From an investing perspective, there are basically two ways you can approach Brexit. One is to sit as tight as you can, let Brexit run its course and then see where you stand. The other is to stay alert for opportunities and in particular keep your eyes and ears open for any investing doors opened by Brexit. Possibly the most practical way to look at pre-Brexit investing is to look at it in terms of your investing horizons. We say horizons because we suspect that many people will be looking to create a mixture of short-term, medium-term and long-term investments.
The value of investments and the income they produce can fall as well as rise. You may get back less than you invested.
Short term (less than two years)
We’re saying less than two years as Article 50 has only just been triggered, marking the start of a negotiation period of (up to) two years. If, however, you’re looking at this sort of time-frame then we’re guessing that either you’re unclear about where you will stand after that or you have a specific reason for wanting to collect your investment returns either pre-Brexit or in the next two years. With that in mind, you best option could well be to go for fixed-term bonds as these are possibly the most straightforward investments there are in the sense that investors commit a specific amount of money for a defined period of time in exchange for a guaranteed return. Notwithstanding this, navigating the bond market can be a tricky task at the moment. On the one hand, the fact that low interest rates are widespread means that bonds issued by government and other “blue chip” sources can have unappetizing rates. On the other hand, investors need to make sure they do their due diligence thoroughly before purchasing bonds with higher yields, since these can vary widely in the likelihood of the bond issuer fulfilling their commitment. In short, you need to look for companies, which combine solid fundamentals with innovation and have a Brexit-proof business model in the sense that either they’ll have completed their task before Brexit or (more likely), they have a global business. We appreciate this is asking a lot, but there are options.

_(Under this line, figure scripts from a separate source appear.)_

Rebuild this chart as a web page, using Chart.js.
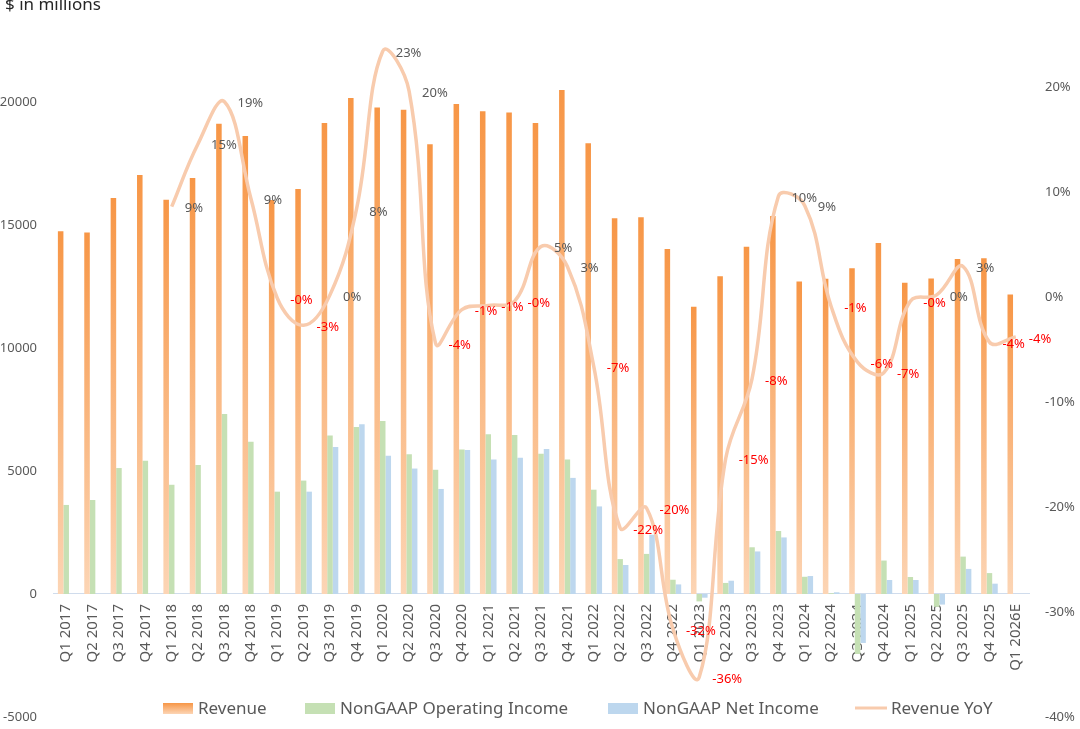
<!DOCTYPE html>
<html>
<head>
<meta charset="utf-8">
<script src="https://cdn.jsdelivr.net/npm/chart.js@4.4.1/dist/chart.umd.min.js"></script>
<style>
  html, body { margin: 0; padding: 0; background: #fff; }
  #wrap { width: 1080px; height: 729px; position: relative; }
</style>
</head>
<body>
<div id="wrap"><canvas id="chart"></canvas></div>
<script>
// 季度
const quarters = [
  'Q1 2017', 'Q2 2017', 'Q3 2017', 'Q4 2017',
  'Q1 2018', 'Q2 2018', 'Q3 2018', 'Q4 2018',
  'Q1 2019', 'Q2 2019', 'Q3 2019', 'Q4 2019',
  'Q1 2020', 'Q2 2020', 'Q3 2020', 'Q4 2020',
  'Q1 2021', 'Q2 2021', 'Q3 2021', 'Q4 2021',
  'Q1 2022', 'Q2 2022', 'Q3 2022', 'Q4 2022',
  'Q1 2023', 'Q2 2023', 'Q3 2023', 'Q4 2023',
  'Q1 2024', 'Q2 2024', 'Q3 2024', 'Q4 2024',
  'Q1 2025', 'Q2 2025', 'Q3 2025', 'Q4 2025',
  'Q1 2026E'
];

// $ in millions
const revenue = [
  14750, 14700, 16100, 17030,
  16030, 16910, 19120, 18620,
  16020, 16460, 19150, 20160,
  19780, 19680, 18280, 19920,
  19620, 19570, 19150, 20490,
  18320, 15270, 15310, 14020,
  11680, 12920, 14120, 15370,
  12700, 12810, 13240, 14270,
  12650, 12830, 13620, 13650,
  12170
];

const opIncome = [
  3620, 3820, 5120, 5420,
  4440, 5240, 7320, 6190,
  4160, 4610, 6440, 6790,
  7030, 5680, 5050, 5870,
  6490, 6460, 5700, 5470,
  4240, 1420, 1630, 580,
  -300, 450, 1900, 2560,
  700, 30, -2440, 1360,
  690, -520, 1520, 850,
  null
];

const netIncome = [
  null, null, null, null,
  null, null, null, null,
  null, 4160, 5980, 6900,
  5620, 5100, 4270, 5850,
  5470, 5540, 5890, 4720,
  3560, 1180, 2410, 390,
  -150, 540, 1730, 2300,
  730, 70, -1990, 570,
  570, -430, 1020, 420,
  null
];

// Revenue YoY, %
const revenueYoY = [
  null, null, null, null,
  8.6, 14.6, 18.6, 9.4,
  -0.1, -2.7, 0.2, 8.3,
  23.4, 19.6, -4.4, -1.2,
  -0.8, -0.4, 4.8, 2.9,
  -6.6, -22.0, -20.1, -31.6,
  -36.2, -15.4, -7.8, 9.6,
  8.7, -0.9, -6.2, -7.2,
  -0.4, 0.2, 2.9, -4.3,
  -3.8
];

const leftTicks = [-5000, 0, 5000, 10000, 15000, 20000];
const rightTicks = [-40, -30, -20, -10, 0, 10, 20];
const seriesNames = ['Revenue', 'NonGAAP Operating Income', 'NonGAAP Net Income', 'Revenue YoY'];

const ORANGE = '#F79646';
const ORANGE_LIGHT = '#FCD5B5';
const GREEN = '#C5E0B4';
const BLUE = '#BDD7EE';
const LINE = '#F8CBAD';
const GREY = '#595959';
const FONT = "'Noto Sans', 'Open Sans', sans-serif";

// 每根柱子自己的渐变
function revenueFill(context) {
  const chart = context.chart;
  if (!chart.chartArea || context.type !== 'data' || context.raw == null) return ORANGE;
  const y = chart.scales.y;
  const top = y.getPixelForValue(context.raw);
  const base = y.getPixelForValue(0);
  const g = chart.ctx.createLinearGradient(0, top, 0, base);
  g.addColorStop(0, ORANGE);
  g.addColorStop(1, ORANGE_LIGHT);
  return g;
}

function pctText(v) {
  const r = Math.round(Math.abs(v));
  return (v < 0 ? '-' : '') + r + '%';
}

// 标题、折线标签、图例
const extras = {
  id: 'extras',
  afterDatasetsDraw(chart) {
    const ctx = chart.ctx;
    const meta = chart.getDatasetMeta(3);
    ctx.save();
    ctx.font = '13px ' + FONT;
    ctx.textAlign = 'left';
    ctx.textBaseline = 'middle';
    meta.data.forEach((pt, i) => {
      const v = revenueYoY[i];
      if (v == null) return;
      ctx.fillStyle = v < 0 ? '#FF0000' : GREY;
      ctx.fillText(pctText(v), pt.x + 13, pt.y + 2);
    });
    ctx.restore();
  },
  afterDraw(chart) {
    const ctx = chart.ctx;
    ctx.save();
    // 左上角单位
    ctx.font = '17px ' + FONT;
    ctx.fillStyle = '#262626';
    ctx.textAlign = 'left';
    ctx.textBaseline = 'alphabetic';
    ctx.fillText('$ in millions', 5, 10);

    // 图例
    const boxX = [163, 305, 608, 855];
    const cy = 708;
    ctx.font = '17px ' + FONT;
    ctx.textBaseline = 'middle';
    seriesNames.forEach((name, i) => {
      const x = boxX[i];
      if (i === 0) {
        const g = ctx.createLinearGradient(0, cy - 5, 0, cy + 6);
        g.addColorStop(0, ORANGE);
        g.addColorStop(1, ORANGE_LIGHT);
        ctx.fillStyle = g;
        ctx.fillRect(x, cy - 5, 30, 11);
      } else if (i === 3) {
        ctx.strokeStyle = LINE;
        ctx.lineWidth = 3;
        ctx.beginPath();
        ctx.moveTo(x, cy);
        ctx.lineTo(x + 32, cy);
        ctx.stroke();
      } else {
        ctx.fillStyle = i === 1 ? GREEN : BLUE;
        ctx.fillRect(x, cy - 5, 30, 11);
      }
      ctx.fillStyle = GREY;
      ctx.fillText(name, x + (i === 3 ? 36 : 35), cy + 1);
    });
    ctx.restore();
  }
};

// 刻度线不画，只用它的长度留出标签间距
const hiddenGrid = { display: false, drawTicks: true, tickLength: 16, tickColor: 'rgba(0,0,0,0)' };

const chart = new Chart(document.getElementById('chart'), {
  type: 'bar',
  data: {
    labels: quarters,
    datasets: [
      {
        label: seriesNames[0],
        data: revenue,
        backgroundColor: revenueFill,
        yAxisID: 'y',
        order: 1,
        categoryPercentage: 0.63,
        barPercentage: 1.0
      },
      {
        label: seriesNames[1],
        data: opIncome,
        backgroundColor: GREEN,
        yAxisID: 'y',
        order: 1,
        categoryPercentage: 0.63,
        barPercentage: 1.0
      },
      {
        label: seriesNames[2],
        data: netIncome,
        backgroundColor: BLUE,
        yAxisID: 'y',
        order: 1,
        categoryPercentage: 0.63,
        barPercentage: 1.0
      },
      {
        type: 'line',
        label: seriesNames[3],
        data: revenueYoY,
        yAxisID: 'y1',
        borderColor: LINE,
        borderWidth: 3.5,
        tension: 0.4,
        pointRadius: 0,
        fill: false,
        order: 0
      }
    ]
  },
  options: {
    responsive: true,
    maintainAspectRatio: false,
    animation: false,
    layout: { padding: { top: 14, bottom: 12, left: 0, right: 0 } },
    plugins: {
      legend: { display: false },
      tooltip: { enabled: false }
    },
    scales: {
      x: {
        position: { y: 0 },
        offset: true,
        grid: { display: false, drawTicks: false },
        border: { display: true, color: '#D0DCEC', width: 1 },
        ticks: {
          autoSkip: false,
          minRotation: 90,
          maxRotation: 90,
          padding: 10,
          color: GREY,
          font: { family: FONT, size: 15 }
        }
      },
      y: {
        position: 'left',
        min: -5000,
        max: 23577,
        grid: hiddenGrid,
        border: { display: false },
        afterBuildTicks: scale => { scale.ticks = leftTicks.map(value => ({ value })); },
        afterFit: scale => { scale.width = 53; },
        ticks: {
          padding: 0,
          color: GREY,
          font: { family: FONT, size: 13 },
          callback: v => String(v)
        }
      },
      y1: {
        position: 'right',
        min: -40,
        max: 26.95,
        grid: hiddenGrid,
        border: { display: false },
        afterBuildTicks: scale => { scale.ticks = rightTicks.map(value => ({ value })); },
        afterFit: scale => { scale.width = 51; },
        ticks: {
          padding: 0,
          color: GREY,
          font: { family: FONT, size: 13 },
          callback: v => v + '%'
        }
      }
    }
  },
  plugins: [extras]
});
</script>
</body>
</html>
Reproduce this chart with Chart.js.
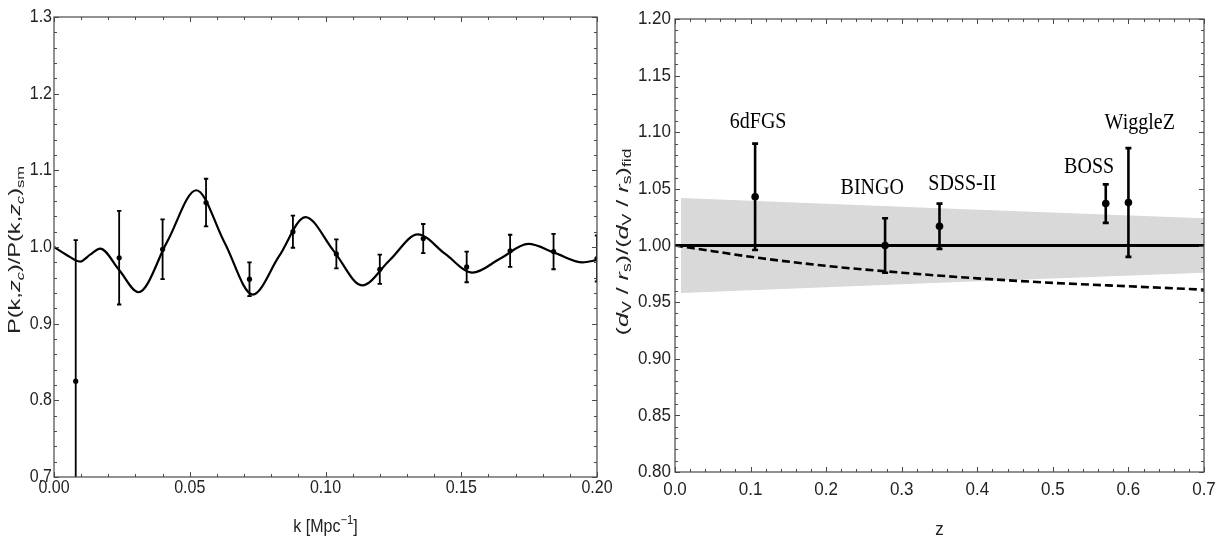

Medium term (two to five years)
Investing in this sort of timescale depends largely on your appetite for risk. If you prefer to play safe, then bonds are certainly still an option. Given that investing directly in the property market is probably a bit impractical even at the upper end of this time scale, you may wish to split the difference and look at property bonds and/or funds (although the latter may be better suited to those at the longer end of the medium-term framework). If you are sticking with shorter-term investments due to reasons such as ill-health or age, you may wish to look for investments which qualify for business property relief, although it is generally still preferable that these be solid investments in their own right. Otherwise, peer-to-peer lending could be an interesting possibility.
Longer term (five years or more)
If your investing horizon is five years or more, you may be feeling particularly tempted to “sit out” Brexit and see what happens afterwards. We’d like to remind you of the story of the golfer who decided he would refrain from playing a game until he had made at least one perfect shot in practice. He died without ever playing a game. If you have an investing horizon of five years or more then you have a huge variety of options open to you and may even benefit from professional advice. In any case, always remember that even in a volatile situation, indeed one might say, especially in a volatile situation, solid fundamentals are the basis for solid investments and the turbulence of Brexit may give you the ideal opportunity to pick up a bargain you might otherwise never have been able to afford.